Considering the decidedly off-road locales its camera rigs have visited in recent years, Google’s Street View has become a bit of a misnomer. The program’s specially-designed equipment has descended the depths of Australia’s Great Barrier Reef, recorded from the tip of the Burj Khalifa, traversed zip lines above the Amazon rainforest, and walked the precipices of Mount Fuji to form a library of panoramas so incredible as to make the latest subject, Yosemite’s iconic El Capitan, sound mundane by comparison. But that’s unfairly dismissive — for what Google’s calling the “first-ever vertical Street View collection,” the company partnered with expert climbers to capture photos along sheer rock face wall.
Fitting squarely into the amazing-to-see-but-terrifying-to-imagine category of extracurriculars, renowned climbers Lynn Hall, Alex Honnold, and Tommy Caldwell mounted Google’s 360-degree camera array at photogenic spots — “The Nose,” “Changing Corners,” “Great Roof,” and “Texas Flake,” to name a few — along El Capitan’s 3,000 foot granite.
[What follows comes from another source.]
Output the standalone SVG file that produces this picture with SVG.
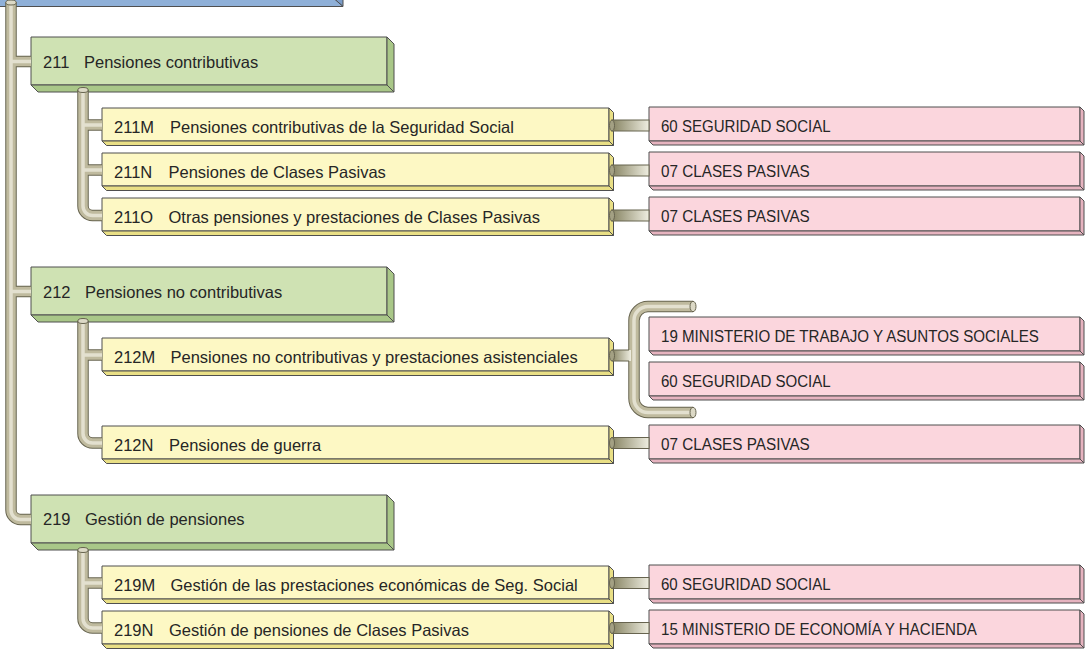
<svg xmlns="http://www.w3.org/2000/svg" width="1089" height="654" viewBox="0 0 1089 654">
<defs>
<style>
.front,.side{stroke:#4f4f4f;stroke-width:1;stroke-linejoin:round}
.blue .front{fill:#a6c2e4}.blue .side{fill:#8fb0d8}.blue .rs{fill:#7b9cc8}
.green .front{fill:#cfe2b3}.green .side{fill:#a9c788}
.yellow .front{fill:#fdf8c4}.yellow .side{fill:#e9df85}
.pink .front{fill:#fbd6dd}.pink .side{fill:#e6b3bf}
.t{font-family:"Liberation Sans",Arial,Helvetica,sans-serif;font-size:16.5px;fill:#262626}
.pt{font-family:"Liberation Sans",Arial,Helvetica,sans-serif;font-size:16px;fill:#262626}
.po{fill:none;stroke:#67644f;stroke-width:11.5}
.pm{fill:none;stroke:#bfba9e;stroke-width:9.5}
.ph{fill:none;stroke:#e3e0cf;stroke-width:3.5}
.cap{fill:#dcd9c6;stroke:#67644f;stroke-width:1}
.hp{fill:url(#hg);stroke:#67644f;stroke-width:1}
.hcap{fill:#a3a083;stroke:#67644f;stroke-width:1}
.edge{stroke:#67644f;stroke-width:1}
</style>
<linearGradient id="hg" x1="0" y1="0" x2="1" y2="0">
<stop offset="0" stop-color="#878463"/>
<stop offset="1" stop-color="#eeede0"/>
</linearGradient>
<path id="p-main" d="M 11 2 V 510 A 9.5 9.5 0 0 0 20.5 519.5 H 31"/>
<path id="p-b211" d="M 11 61.5 H 31"/>
<path id="p-b212" d="M 11 291.5 H 31"/>
<path id="p-s211" d="M 83 90 V 206 A 9.5 9.5 0 0 0 92.5 215.5 H 102"/>
<path id="p-s211a" d="M 83 125 H 102"/>
<path id="p-s211b" d="M 83 170 H 102"/>
<path id="p-s212" d="M 83 321 V 433.5 A 9.5 9.5 0 0 0 92.5 443 H 102"/>
<path id="p-s212a" d="M 83 355 H 102"/>
<path id="p-s219" d="M 83 550 V 618.5 A 9.5 9.5 0 0 0 92.5 628 H 102"/>
<path id="p-s219a" d="M 83 583 H 102"/>
<path id="p-br" d="M 693 306.5 H 648 A 14 14 0 0 0 634 320.5 V 398.5 A 14 14 0 0 0 648 412.5 H 693"/>
</defs>
<rect width="1089" height="654" fill="#ffffff"/>

<g id="node-top" class="blue">
<rect class="front" x="-10" y="-45" width="345" height="44.5"/>
<polygon class="side rs" points="335,-45 343,-37 343,6.5 335,-0.5"/>
<polygon class="side" points="-10,-0.5 335,-0.5 343,6.5 -2,6.5"/>
</g>

<g id="node-211" class="green">
<rect class="front" x="31" y="37" width="356" height="48"/>
<polygon class="side" points="387,37 394,44 394,92 387,85"/>
<polygon class="side" points="31,85 387,85 394,92 38,92"/>
<text class="t" y="67.5"><tspan x="43">211</tspan><tspan x="84">Pensiones contributivas</tspan></text>
</g>
<g id="node-212" class="green">
<rect class="front" x="31" y="267" width="356" height="48"/>
<polygon class="side" points="387,267 394,274 394,322 387,315"/>
<polygon class="side" points="31,315 387,315 394,322 38,322"/>
<text class="t" y="297.5"><tspan x="43">212</tspan><tspan x="85">Pensiones no contributivas</tspan></text>
</g>
<g id="node-219" class="green">
<rect class="front" x="31" y="495" width="356" height="48"/>
<polygon class="side" points="387,495 394,502 394,550 387,543"/>
<polygon class="side" points="31,543 387,543 394,550 38,550"/>
<text class="t" y="525"><tspan x="43">219</tspan><tspan x="85">Gestión de pensiones</tspan></text>
</g>

<g id="node-211M" class="yellow">
<rect class="front" x="102" y="108" width="507" height="33"/>
<polygon class="side" points="609,108 613.5,112.5 613.5,145.5 609,141"/>
<polygon class="side" points="102,141 609,141 613.5,145.5 106.5,145.5"/>
<text class="t" y="133"><tspan x="114">211M</tspan><tspan x="170">Pensiones contributivas de la Seguridad Social</tspan></text>
</g>
<g id="node-211N" class="yellow">
<rect class="front" x="102" y="153" width="507" height="33"/>
<polygon class="side" points="609,153 613.5,157.5 613.5,190.5 609,186"/>
<polygon class="side" points="102,186 609,186 613.5,190.5 106.5,190.5"/>
<text class="t" y="178"><tspan x="114">211N</tspan><tspan x="168.5">Pensiones de Clases Pasivas</tspan></text>
</g>
<g id="node-211O" class="yellow">
<rect class="front" x="102" y="198" width="507" height="33"/>
<polygon class="side" points="609,198 613.5,202.5 613.5,235.5 609,231"/>
<polygon class="side" points="102,231 609,231 613.5,235.5 106.5,235.5"/>
<text class="t" y="223"><tspan x="114">211O</tspan><tspan x="168.5">Otras pensiones y prestaciones de Clases Pasivas</tspan></text>
</g>
<g id="node-212M" class="yellow">
<rect class="front" x="102" y="338" width="507" height="33"/>
<polygon class="side" points="609,338 613.5,342.5 613.5,375.5 609,371"/>
<polygon class="side" points="102,371 609,371 613.5,375.5 106.5,375.5"/>
<text class="t" y="363"><tspan x="114">212M</tspan><tspan x="170.5">Pensiones no contributivas y prestaciones asistenciales</tspan></text>
</g>
<g id="node-212N" class="yellow">
<rect class="front" x="102" y="426" width="507" height="33"/>
<polygon class="side" points="609,426 613.5,430.5 613.5,463.5 609,459"/>
<polygon class="side" points="102,459 609,459 613.5,463.5 106.5,463.5"/>
<text class="t" y="451"><tspan x="114">212N</tspan><tspan x="169">Pensiones de guerra</tspan></text>
</g>
<g id="node-219M" class="yellow">
<rect class="front" x="102" y="566" width="507" height="33"/>
<polygon class="side" points="609,566 613.5,570.5 613.5,603.5 609,599"/>
<polygon class="side" points="102,599 609,599 613.5,603.5 106.5,603.5"/>
<text class="t" y="591"><tspan x="114">219M</tspan><tspan x="170.5">Gestión de las prestaciones económicas de Seg. Social</tspan></text>
</g>
<g id="node-219N" class="yellow">
<rect class="front" x="102" y="611" width="507" height="33"/>
<polygon class="side" points="609,611 613.5,615.5 613.5,648.5 609,644"/>
<polygon class="side" points="102,644 609,644 613.5,648.5 106.5,648.5"/>
<text class="t" y="636"><tspan x="114">219N</tspan><tspan x="169">Gestión de pensiones de Clases Pasivas</tspan></text>
</g>

<g id="node-p211M" class="pink">
<rect class="front" x="649" y="107" width="431" height="34"/>
<polygon class="side" points="1080,107 1084,111 1084,145 1080,141"/>
<polygon class="side" points="649,141 1080,141 1084,145 653,145"/>
<text class="pt" x="661" y="132" textLength="169.7" lengthAdjust="spacingAndGlyphs">60 SEGURIDAD SOCIAL</text>
</g>
<g id="node-p211N" class="pink">
<rect class="front" x="649" y="152" width="431" height="34"/>
<polygon class="side" points="1080,152 1084,156 1084,190 1080,186"/>
<polygon class="side" points="649,186 1080,186 1084,190 653,190"/>
<text class="pt" x="661" y="177" textLength="148.8" lengthAdjust="spacingAndGlyphs">07 CLASES PASIVAS</text>
</g>
<g id="node-p211O" class="pink">
<rect class="front" x="649" y="197" width="431" height="34"/>
<polygon class="side" points="1080,197 1084,201 1084,235 1080,231"/>
<polygon class="side" points="649,231 1080,231 1084,235 653,235"/>
<text class="pt" x="661" y="222" textLength="148.8" lengthAdjust="spacingAndGlyphs">07 CLASES PASIVAS</text>
</g>
<g id="node-p212M-19" class="pink">
<rect class="front" x="649" y="317" width="431" height="34"/>
<polygon class="side" points="1080,317 1084,321 1084,355 1080,351"/>
<polygon class="side" points="649,351 1080,351 1084,355 653,355"/>
<text class="pt" x="661" y="342" textLength="377.8" lengthAdjust="spacingAndGlyphs">19 MINISTERIO DE TRABAJO Y ASUNTOS SOCIALES</text>
</g>
<g id="node-p212M-60" class="pink">
<rect class="front" x="649" y="362" width="431" height="34"/>
<polygon class="side" points="1080,362 1084,366 1084,400 1080,396"/>
<polygon class="side" points="649,396 1080,396 1084,400 653,400"/>
<text class="pt" x="661" y="387" textLength="169.7" lengthAdjust="spacingAndGlyphs">60 SEGURIDAD SOCIAL</text>
</g>
<g id="node-p212N" class="pink">
<rect class="front" x="649" y="425" width="431" height="34"/>
<polygon class="side" points="1080,425 1084,429 1084,463 1080,459"/>
<polygon class="side" points="649,459 1080,459 1084,463 653,463"/>
<text class="pt" x="661" y="450" textLength="148.8" lengthAdjust="spacingAndGlyphs">07 CLASES PASIVAS</text>
</g>
<g id="node-p219M" class="pink">
<rect class="front" x="649" y="565" width="431" height="34"/>
<polygon class="side" points="1080,565 1084,569 1084,603 1080,599"/>
<polygon class="side" points="649,599 1080,599 1084,603 653,603"/>
<text class="pt" x="661" y="590" textLength="169.7" lengthAdjust="spacingAndGlyphs">60 SEGURIDAD SOCIAL</text>
</g>
<g id="node-p219N" class="pink">
<rect class="front" x="649" y="610" width="431" height="34"/>
<polygon class="side" points="1080,610 1084,614 1084,648 1080,644"/>
<polygon class="side" points="649,644 1080,644 1084,648 653,648"/>
<text class="pt" x="661" y="635" textLength="315.9" lengthAdjust="spacingAndGlyphs">15 MINISTERIO DE ECONOMÍA Y HACIENDA</text>
</g>

<g id="connectors">
<g class="po">
<use href="#p-main"/><use href="#p-b211"/><use href="#p-b212"/>
<use href="#p-s211"/><use href="#p-s211a"/><use href="#p-s211b"/>
<use href="#p-s212"/><use href="#p-s212a"/>
<use href="#p-s219"/><use href="#p-s219a"/>
<use href="#p-br"/>
</g>
<g class="pm">
<use href="#p-main"/><use href="#p-b211"/><use href="#p-b212"/>
<use href="#p-s211"/><use href="#p-s211a"/><use href="#p-s211b"/>
<use href="#p-s212"/><use href="#p-s212a"/>
<use href="#p-s219"/><use href="#p-s219a"/>
<use href="#p-br"/>
</g>
<g class="ph">
<use href="#p-main"/><use href="#p-b211"/><use href="#p-b212"/>
<use href="#p-s211"/><use href="#p-s211a"/><use href="#p-s211b"/>
<use href="#p-s212"/><use href="#p-s212a"/>
<use href="#p-s219"/><use href="#p-s219a"/>
<use href="#p-br"/>
</g>
<ellipse class="cap" cx="11" cy="2.5" rx="5.2" ry="2.5"/>
<ellipse class="cap" cx="83" cy="90" rx="5.2" ry="2.5"/>
<ellipse class="cap" cx="83" cy="321" rx="5.2" ry="2.5"/>
<ellipse class="cap" cx="83" cy="550" rx="5.2" ry="2.5"/>
<ellipse class="cap" cx="693" cy="306.5" rx="3" ry="5.2"/>
<ellipse class="cap" cx="693" cy="412.5" rx="3" ry="5.2"/>
<rect x="612" y="350" width="19" height="11" fill="url(#hg)"/>
<line class="edge" x1="612" y1="350" x2="629" y2="350"/>
<line class="edge" x1="612" y1="361" x2="629" y2="361"/>
<ellipse class="hcap" cx="612" cy="355.5" rx="2.5" ry="5.5"/>
<rect class="hp" x="612" y="120" width="37" height="11"/>
<ellipse class="hcap" cx="612" cy="125.5" rx="2.5" ry="5.5"/>
<rect class="hp" x="612" y="165" width="37" height="11"/>
<ellipse class="hcap" cx="612" cy="170.5" rx="2.5" ry="5.5"/>
<rect class="hp" x="612" y="210" width="37" height="11"/>
<ellipse class="hcap" cx="612" cy="215.5" rx="2.5" ry="5.5"/>
<rect class="hp" x="612" y="437.5" width="37" height="11"/>
<ellipse class="hcap" cx="612" cy="443" rx="2.5" ry="5.5"/>
<rect class="hp" x="612" y="577.5" width="37" height="11"/>
<ellipse class="hcap" cx="612" cy="583" rx="2.5" ry="5.5"/>
<rect class="hp" x="612" y="622.5" width="37" height="11"/>
<ellipse class="hcap" cx="612" cy="628" rx="2.5" ry="5.5"/>
</g>
</svg>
It wasn’t a trivial task — Caldwell and Google engineers had to MacGyver a camera support frame with cams and ropes — but the team was able to accomplish the shoot in just a few days.
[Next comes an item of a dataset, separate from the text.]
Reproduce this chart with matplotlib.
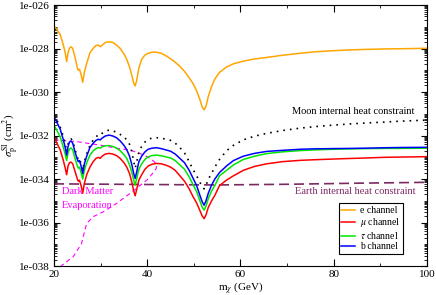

To mark the feat, Google has created Yosemite Treks, a navigable page of the El Capitan imagery with notes on each interesting point. (Two intriguing factoids: Warren Harding and two friends completed the first ascent of “The Pioneer” in 1958, and the “Great Roof” is the most difficult part of the route.) “We’re bringing this environment that is accessible to so few to a ton of people, people who could never have been up there in the past,” said Caldwell.
Google has never let the enduring Street View go neglected. Ever since it launched the Trekker Loan Program in 2013, a volunteer effort to bolster the Street View’s library, the company’s sorted incredible footage from landmarks modern and ancient, man-made and natural. And the company’s continued to add features around the service, most recently Google Maps support for photo sphere sharing.
That’s not to say the project’s gone on entirely without a hitch– France and Switzerland fined Google’s Street View division several years ago for violating privacy regulations, and the service has generated protests in Japan and the Czech Republic — but it’s without a doubt managed to build the most comprehensive database of its kind.
That’s not stopping competitors from taking it on, though. Apple’s in the process of deploying sensor-equipped vehicles for the purpose of “[collecting] data which will be used to improve Apple Maps.” That “data,” according to 9to5Mac, entails 3D images and Street View storefronts for a future version of Apple’s mapping application on iOS.
But Google doesn’t have much cause for worry, at least not yet. Apple’s vehicles have so far been spotted in Los Angeles, Dallas, and New York, a far cry from the thousands upon thousands of metros of which Street View boasts. And something tells us Apple’s three-dimensional imagery won’t include universities of the world, exotic zoos, or the Lamborghini Museum in Italy at launch.